Wrapping it up as a couple utility functions, it looks like this:
double fastparse_double(const char* val_txt) {
double val = 0.0;
boost::spirit::qi::parse(val_txt, &val_txt[strlen(val_txt)], boost::spirit::qi::double_, val);
return val;
}
Note there's a bit of messiness which I wasn't able to sort out with the generics that represent Documents vs. member values in Documents, requiring separate functions for each:
double cloudwall::core::marketdata::json_string_to_double(
rapidjson::GenericObject<true, rapidjson::GenericValue<rapidjson::UTF8<char>>> json, const char* field_name) {
const char* val_txt = json[field_name].GetString();
return fastparse_double(val_txt);
}
double cloudwall::core::marketdata::json_string_to_double(const rapidjson::Document& json, const char* field_name) {
const char* val_txt = json[field_name].GetString();
return fastparse_double(val_txt);
}
Parsing enums
Another corner case for parsing is how to convert enumerated types from JSON strings to C++ types. For this I used a simple constant map and Boost's bost::assign::map_list_of
:
enum Side {
buy,
sell
};
/// @brief simple lookup table that maps side names to Side enums
inline std::map<std::string, Side> kSideByName = // NOLINT(cert-err58-cpp)
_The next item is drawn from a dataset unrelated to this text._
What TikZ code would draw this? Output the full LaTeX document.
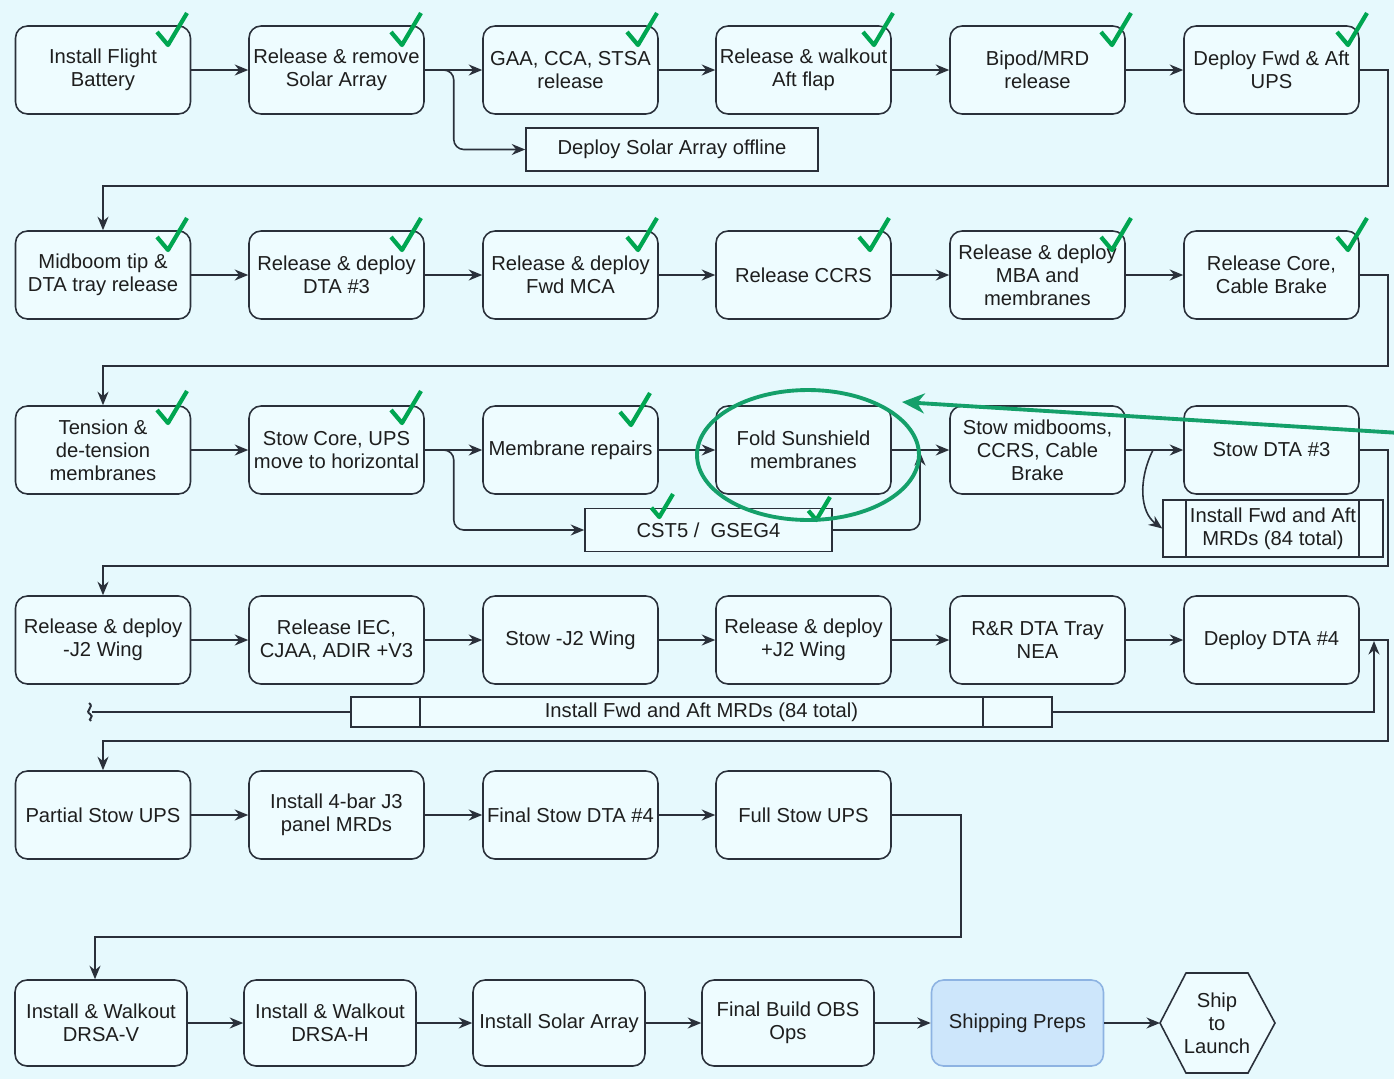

boost::assign::map_list_of("buy", buy)("sell", sell);
giving you code like this in the constructor:
// look up Side enum by name
auto side_txt = json["side"].GetString();
this->side_ = &kSideByName[side_txt];
Parsing dates
Finally we need to deal with the "time" field from Coinbase's "match" event. For this I decided to leverage a library that's going to be the basis for extensions in C++20,Howard Hinnat's date library:
const std::chrono::system_clock::time_point* MatchEvent::parse_timstamp() const {
auto tp = new std::chrono::system_clock::time_point();
std::istringstream ss{*this->timestamp_txt_};
ss >> date::parse("%FT%TZ", *tp);
return tp;
}
And that's it! We've now gone from a raw WebSocket feed to JSON to C++ objects, and can now turn our attention to wiring up those callbacks to a marketdata distribution mechanism, the subject of the next blog post.